/queso

Primary LanguageOpenQASM

QUESO

This is a tool for synthesizing quantum-circuit optimizers as described in [1]. This branch represents the latest version of QUESO and should be used for best results. To reproduce the experimental conditions of the paper, see the Zenodo artifact, which contains a Docker image with everything set up.

Dependencies

  • Java 17
  • Maven 3

Installation

git clone https://github.com/qqq-wisc/queso.git
cd queso
mvn package -Dmaven.test.skip

The JAR will be in queso/target.

Usage

Supported Gate Sets

If the gate set you are looking for is not in this list, read on to the next section to see how to add a new gate set. Additionally, feel free to open an issue requesting a new gate set. Pull requests adding new gate sets are welcome!

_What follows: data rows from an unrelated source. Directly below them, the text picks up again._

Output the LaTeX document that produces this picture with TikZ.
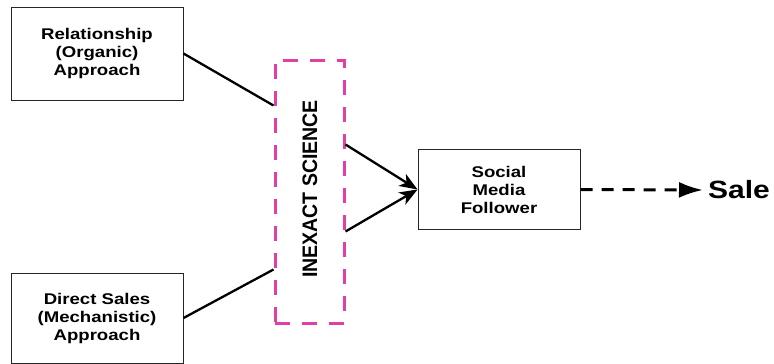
\documentclass[tikz,border=0pt]{standalone}
\usepackage{fontspec}
\setmainfont{Liberation Sans}
\newfontfamily\widesans[FakeStretch=1.2]{Liberation Sans}
\newfontfamily\narrowsans[FakeStretch=0.93]{Liberation Sans}
\usetikzlibrary{calc,arrows.meta}
\definecolor{inexmag}{RGB}{226,62,168}
\begin{document}
\begin{tikzpicture}[x=1pt,y=-1pt,
  box/.style={draw=black!85,line width=1pt,fill=white,align=center,
    font=\widesans\bfseries\fontsize{15.5}{18}\selectfont,inner sep=0pt},
  inexbox/.style={draw=inexmag,line width=3pt,dash pattern=on 15pt off 12pt,
    minimum width=69pt,minimum height=263pt,inner sep=0pt},
  link/.style={line width=2.3pt,black},
  feed/.style={line width=2.3pt,black,-{Stealth[length=18pt,width=14pt,inset=5pt]}},
  toward/.style={line width=3pt,black,dash pattern=on 12pt off 9pt,
    -{Latex[length=24pt,width=16pt]}}]
\useasboundingbox (0,0) rectangle (774,364);

% source approaches
\node[box,minimum width=172pt,minimum height=93pt] (rel) at (97,53.5)
  {Relationship\\(Organic)\\Approach};
\node[box,minimum width=172pt,minimum height=90pt] (dir) at (97,318)
  {Direct Sales\\(Mechanistic)\\Approach};

% the dashed band in the middle
\node[inexbox] (inex) at (309.5,191.5) {};
\node[rotate=90,font=\narrowsans\bfseries\fontsize{21}{24}\selectfont] (inexlbl) at (310,189)
  {INEXACT SCIENCE};

% outcome
\node[box,minimum width=162pt,minimum height=80pt] (smf) at (499,189.5)
  {Social\\Media\\Follower};
\node[font=\widesans\bfseries\fontsize{25}{28}\selectfont,inner sep=0pt,anchor=west]
  (sale) at (708,190) {Sale};

% connectors
\coordinate (relin) at ($(inex.north west)+(0,47)$);
\coordinate (dirin) at ($(inex.south west)+(0,-55)$);
\coordinate (topout) at ($(inex.north east)+(0,86)$);
\coordinate (botout) at ($(inex.south east)+(0,-93)$);
\draw[link] (rel.east) -- (relin);
\draw[link] (dir.east) -- (dirin);
\draw[feed] (topout) -- (smf.west);
\draw[feed] (botout) -- (smf.west);
\draw[toward] (smf.east) -- ($(sale.west)+(-5,0)$);
\end{tikzpicture}
\end{document}
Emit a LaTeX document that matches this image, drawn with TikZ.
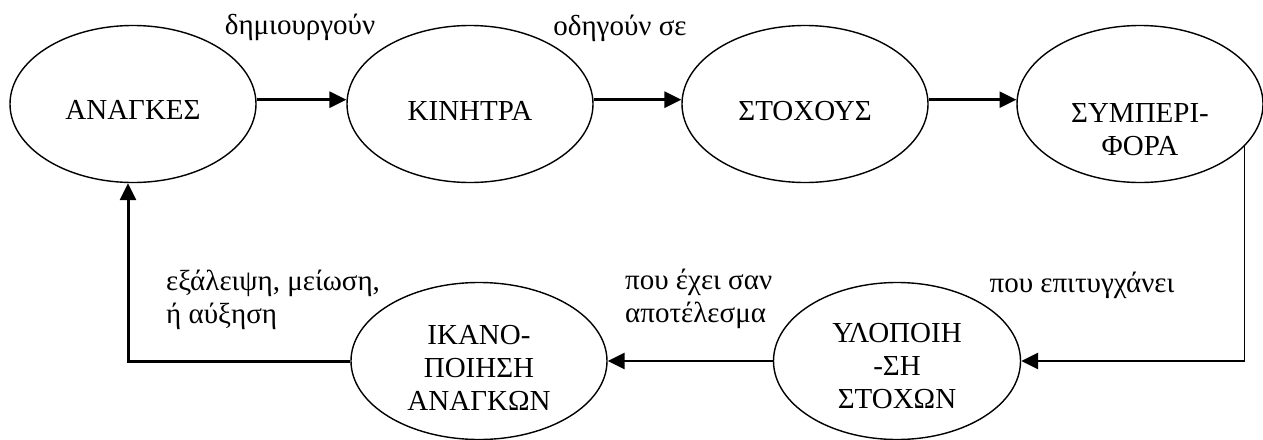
\documentclass[tikz,border=0pt]{standalone}
\usepackage{fontspec}
\setmainfont{Liberation Serif}
\usetikzlibrary{shapes.geometric,arrows.meta}
\begin{document}
\begin{tikzpicture}[x=1pt,y=-1pt,
  every node/.style={font=\fontsize{29}{33}\selectfont},
  stage/.style={ellipse,draw,line width=1.4pt,minimum width=246pt,minimum height=157pt,inner sep=0pt},
  flow/.style={line width=3pt,-{Triangle[length=17pt,width=16pt]}},
  thinflow/.style={line width=1.3pt},
  lbl/.style={inner sep=0pt}
]
\useasboundingbox (0,0) rectangle (1263,439);

% upper row
\node[stage,label={[yshift=-6pt,align=center]center:ΑΝΑΓΚΕΣ}] (e1) at (133,104) {};
\node[stage,label={[yshift=-7pt,align=center]center:ΚΙΝΗΤΡΑ}] (e2) at (470,104) {};
\node[stage,label={[yshift=-7pt,align=center]center:ΣΤΟΧΟΥΣ}] (e3) at (805,104) {};
\node[stage,label={[yshift=-26pt,align=center]center:ΣΥΜΠΕΡΙ-\\ΦΟΡΑ}] (e4) at (1140,104) {};

% lower row
\node[stage,minimum width=247pt,label={[yshift=-5pt,align=center]center:ΥΛΟΠΟΙΗ\\-ΣΗ\\ΣΤΟΧΩΝ}] (e5) at (897,361) {};
\node[stage,minimum width=256pt,label={[yshift=-7pt,align=center]center:ΙΚΑΝΟ-\\ΠΟΙΗΣΗ\\ΑΝΑΓΚΩΝ}] (e6) at (479,361) {};

% connectors
\draw[flow] (e1.2) -- (e2.178);
\draw[flow] (e2.2) -- (e3.178);
\draw[flow] (e3.2) -- (e4.178);

\coordinate (turnR) at (e4.-22.8 |- e5.east);
\draw[thinflow] (e4.-22.8) -- (turnR);
\draw[flow,line width=2.6pt] (turnR) -- (e5.east);
\draw[flow,line width=2.6pt] (e5.west) -- (e6.east);
\draw[flow] (e6.west) -| ([xshift=-5pt]e1.south);

% connector labels
\node[lbl] (l1) at (300,27) {δημιουργούν};
\node[lbl] (l2) at (620,28) {οδηγούν σε};
\node[lbl] (l3) at (1082,285) {που επιτυγχάνει};
\node[lbl,align=left,anchor=west] (l4) at (625,299) {που έχει σαν\\αποτέλεσμα};
\node[lbl,align=left,anchor=west] (l5) at (166,300) {εξάλειψη, μείωση,\\ή αύξηση};
\end{tikzpicture}
\end{document}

  • IBM (old): u1, u2, u3, cx
  • IBM (new): rz, sx, x, cx
  • Rigetti: rx(pi/2), rx(-pi/2), rx(pi), rz, cz
  • Ion trap: rx, ry, rz, rxx
  • Nam [2]: h, rz, x, cx

Defining a New Gate Set

  1. Derive path sum semantics for the relevant gates
  2. Implement path sum semantics in a method in PathSum.java for each gate
  3. Add each new gate to applyGate(...) in Synthesizer.java and specify how angles should be enumerated if this is a parameterized gate
  4. Add the gate set at the bottom of Synthesizer.java with the desired angles

Synthesizing Rules

To see options available:

java --enable-preview -cp target/QUESO-1.0-jar-with-dependencies.jar Synthesizer

Example commands:

java --enable-preview -cp target/QUESO-1.0-jar-with-dependencies.jar Synthesizer -g nam -q 3 -s 3
java --enable-preview -cp target/QUESO-1.0-jar-with-dependencies.jar Synthesizer -g nam -q 3 -s 6

Optimizing a Circuit

To see options available:

java --enable-preview -cp target/QUESO-1.0-jar-with-dependencies.jar Optimizer

Example command:

java --enable-preview -cp target/QUESO-1.0-jar-with-dependencies.jar Optimizer -c benchmarks/decomposed/decomp0/nam_rz/decomp0_tof_3.qasm -g nam -r rules_q3_s6_nam.txt -sr rules_q3_s3_nam_symb.txt -t 3600 -o optimized_benchmarks -j "nam"

The following rule sizes result in the best performance:

Not Symbolic Symbolic
Nam 6 3
IBM (old) 4 3
Rigetti 5 3
Ion trap 3 3

References

[1] Amanda Xu, Abtin Molavi, Lauren Pick, Swamit Tannu, Aws Albarghouthi. Synthesizing quantum-circuit optimizers. Proceedings of the ACM on Programming Languages. Volume 7, PLDI, 2023. https://doi.org/10.1145/3591254

[2] Yunseong Nam, Neil J Ross, Yuan Su, Andrew M Childs, and Dmitri Maslov. 2018. Automated optimization of large quantum circuits with continuous parameters. npj Quantum Information 4, 1 (2018), 1-12.